Conquest Focus: Let me Extus you a question

Credit: Chase Stone, Wizards of the Coast

Extus, Oriq Overlord is a pretty cool Commander option with a lot of flexibility in how you build around him. You can do an aristocrats-style sacrifice deck, focusing on sacrificing either cheap creatures and triggering death effects with old standbys like Zulaport Cutthroat. You can also try to generate infinite mana, and cast your Commander sorcery over and over, destroying your opponents’ board states and dropping a ton of Blood Avatars with damage on attack triggers, and if you’re lucky, haste enough to just end the game.

But I thought it would be interesting to try to do something a little stranger and perhaps more difficult; something definitely a bit less reliable.

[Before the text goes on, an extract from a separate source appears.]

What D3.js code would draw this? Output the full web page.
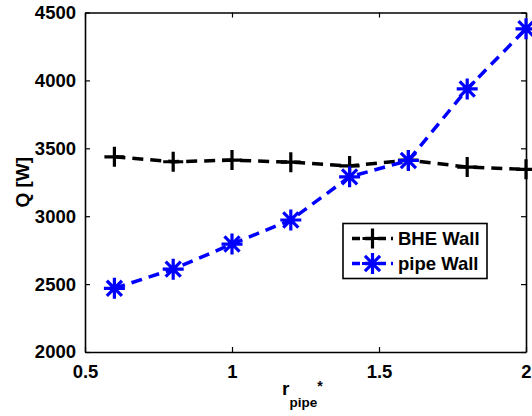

I wanted to make an Extus punching deck. “One punch” decks often suffer from an inability to close out the game because they have to throw their hand away for buffs to take someone else out of the game. In a sufficiently punch meta this can result in two one-punch decks each taking out the non-one-punch decks, and then facing off. These decks can also incorporate additional turns or additional attack steps as a way to actually kill all of their opponents. The beauty of additional attack steps is if you’ve buffed your commander and perhaps dropped a Silence then you can keep using those buffs and that silence on your next opponent, and the next.

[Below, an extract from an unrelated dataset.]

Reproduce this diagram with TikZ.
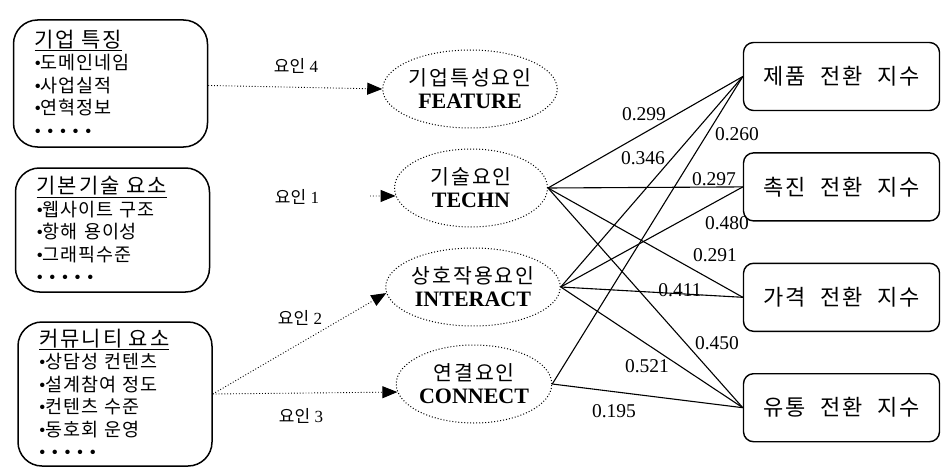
\documentclass[tikz,border=0pt]{standalone}
\usepackage{fontspec}
\setmainfont{Liberation Serif}
\newfontfamily\kor[WordSpace=3, LetterSpace=5]{Noto Sans CJK KR}
\newfontfamily\korsp[WordSpace=2, LetterSpace=10]{Noto Sans CJK KR}
\newfontfamily\korpl{Noto Sans CJK KR}
\usetikzlibrary{shapes.geometric, arrows.meta, positioning}
\newcommand{\blt}{{\rmfamily\textbullet}}
\newcommand{\dotrow}{{\rmfamily • • • • •}}
\newcommand{\boxtitle}[1]{{\korsp\fontsize{21}{22.5}\selectfont\underline{#1}}}

\begin{document}
\begin{tikzpicture}[x=1pt, y=-1pt,
            srcbox/.style={draw, line width=1.5pt, rounded corners=24pt, text width=152pt, inner xsep=21pt, align=left, font=\kor\fontsize{18.5}{22.5}\selectfont},
            factor/.style={ellipse, draw, dotted, line width=1pt, minimum width=153pt, minimum height=78pt, inner sep=0pt, align=center, font=\fontsize{20.5}{23}\selectfont},
            idxbox/.style={draw, line width=1.4pt, rounded corners=10pt, minimum width=196pt, minimum height=68pt, font=\korsp\fontsize{22}{24}\selectfont},
            dotarr/.style={-{Triangle[length=15pt, width=12pt]}, dotted, line width=0.9pt},
            load/.style={line width=1.1pt},
            num/.style={font=\fontsize{19.5}{20}\selectfont, inner sep=1pt},
            fac/.style={font=\fontsize{17}{18}\selectfont, inner sep=1pt}
        ]
            \useasboundingbox (0,0) rectangle (941,468);

            % source boxes
            \node[srcbox, minimum height=127pt] (firm) at (110.5,83.5) {\boxtitle{기업 특징}\\\blt 도메인네임\\\blt 사업실적\\\blt 연혁정보\\\dotrow};
            \node[srcbox, minimum height=124pt] (basic) at (112.5,230) {\boxtitle{기본기술 요소}\\\blt 웹사이트 구조\\\blt 항해 용이성\\\blt 그래픽수준\\\dotrow};
            \node[srcbox, minimum height=144pt] (comm) at (115,394) {\boxtitle{커뮤니티 요소}\\\blt 상담성 컨텐츠\\\blt 설계참여 정도\\\blt 컨텐츠 수준\\\blt 동호회 운영\\\dotrow};

            % factors
            \node[factor] (feat) at (470,89) {{\korsp 기업특성요인}\\{\bfseries\fontsize{22}{23}\selectfont FEATURE}};
            \node[factor] (techn) at (471,188) {{\korsp 기술요인}\\{\bfseries\fontsize{22}{23}\selectfont TECHN}};
            \node[factor] (interact) at (473,287) {{\korsp 상호작용요인}\\{\bfseries\fontsize{22}{23}\selectfont INTERACT}};
            \node[factor] (connect) at (474,384) {{\korsp 연결요인}\\{\bfseries\fontsize{22}{23}\selectfont CONNECT}};

            % conversion indices
            \node[idxbox] (prod) at (841.5,76.5) {제품 전환 지수};
            \node[idxbox, below=41pt of prod] (promo) {촉진 전환 지수};
            \node[idxbox, below=41pt of promo] (price) {가격 전환 지수};
            \node[idxbox, below=41pt of price] (dist) {유통 전환 지수};

            % factor arrows
            \coordinate (f1) at (370,196);
            \draw[dotarr] (firm) -- (feat.west);
            \draw[dotarr] (f1) -- (techn.186);
            \draw[dotarr] (comm.east) -- (interact.184);
            \draw[dotarr] (comm.east) -- (connect.186);
            \node[fac] at (296,66) {{\korpl 요인} 4};
            \node[fac] at (297,197) {{\korpl 요인} 1};
            \node[fac] at (300,318) {{\korpl 요인} 2};
            \node[fac] at (301,416) {{\korpl 요인} 3};

            % loadings
            \draw[load] (techn.east) -- (prod.west);
            \draw[load] (techn.east) -- (promo.west);
            \draw[load] (techn.east) -- (price.west);
            \draw[load] (techn.east) -- (dist.west);
            \draw[load] (interact.east) -- (prod.west);
            \draw[load] (interact.east) -- (promo.west);
            \draw[load] (interact.east) -- (price.west);
            \draw[load] (interact.east) -- (dist.west);
            \draw[load] (connect.east) -- (prod.west);
            \draw[load] (connect.east) -- (dist.west);

            \node[num] at (644,114) {0.299};
            \node[num] at (737,134) {0.260};
            \node[num] at (643,158) {0.346};
            \node[num] at (714,179) {0.297};
            \node[num] at (727,223) {0.480};
            \node[num] at (715,255) {0.291};
            \node[num] at (680,290) {0.411};
            \node[num] at (717,343) {0.450};
            \node[num] at (647,366) {0.521};
            \node[num] at (614,411) {0.195};
        \end{tikzpicture}
\end{document}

Credit: Wizards of the Coast

Extus almost inexplicably has double strike, which is quite a useful ability for a commander to have. In Conquest that means you need to get him +4 power in order to straight up kill someone. In Commander you need to get +7, which is significantly more, but still achievable. Thankfully in their infinite wisdom at some point in the past WotC mostly abandoned the traditional color pie, and as a result has given Red has a number of solid temporary buff spells. Black has always had spells that buff power only, but they frequently have an x cost involved, either in life or mana or sacrificed creatures, but post-PlanarChaos Red has some solid +3 power or +4 power spells.

There’s also an extant, mostly forgotten, ability (because it frankly wasn’t that strong) from Gatecrash that we can make use of called Bloodrush. Bloodrush essentially lets you discard a creature card for a buff, generally tied to the creature’s toughness or power and perhaps any combat abilities it had. A creature with Trample and bloodrush will probably give the creature you use the Bloodrush buff on Trample, for example. But for Extus this creates a really neat interaction – since Extus can get your creature cards back out of your graveyard as a Magecraft trigger on casting an instant or sorcery, you can essentially recover your buff spells from your graveyard to cast them again and again.

Unlike most traditional one-punch decks you won’t automatically run out of steam with Extus here; that’s because you’ll recover your spells as you punch people in the face. Your ideal scenario with this deck is to drop a cheap creature or two, sac them to rush out Extus, buff him and then go to town, hoping to pull off an additional combat. The mana for that can come from cards like dark ritual, infernal purge, or from Neheb, the Eternal secured by a silence effect like Revel in Silence, the modal face of Flamescroll Celebrant, Grand Abolisher, or your Conquerer’s Flail. To pull of a win like this you’ll have to judge your moment fairly carefully – you can’t just immediately jump someone – but the setup makes it more similar to a combo deck in some ways; you need to assemble your pieces before trying to end the game.

The creature return ability means you can safely ditch creatures with red’s draw/discard spells as you cycle through your deck. Also, the trigger timing of Extus’ Magecraft ability is really important to understand. If you sacrifice a creature to Culling the Weak, the cast trigger will go on the stack, but part of the casting cost of culling is sacrificing the creature, which means the creature will already be in your graveyard, which means you can return the creature you just sacrificed. There’s possibly room in this deck to switch up your cards a bit and include mainstays like Birgi, God of Storytelling and Storm-Kiln artist.  A deck rebuilt this way would probably feature even more card selection, attempting to build up treasures or mana via spamming through and discarding, gaining lots of card advantage from the discard and returning of creatures.

I find Extus really interesting, and much like with Jorn I really hope this tri-color modal dual faced legendary creatures keep coming out, because they allow for really interesting commander and conquest decks, and I think this is one of Wizards’ most sucessful new card design themes in a while. I think it’s safe to say I’ll be revisiting some of the other possible versions of Extus over the coming weeks.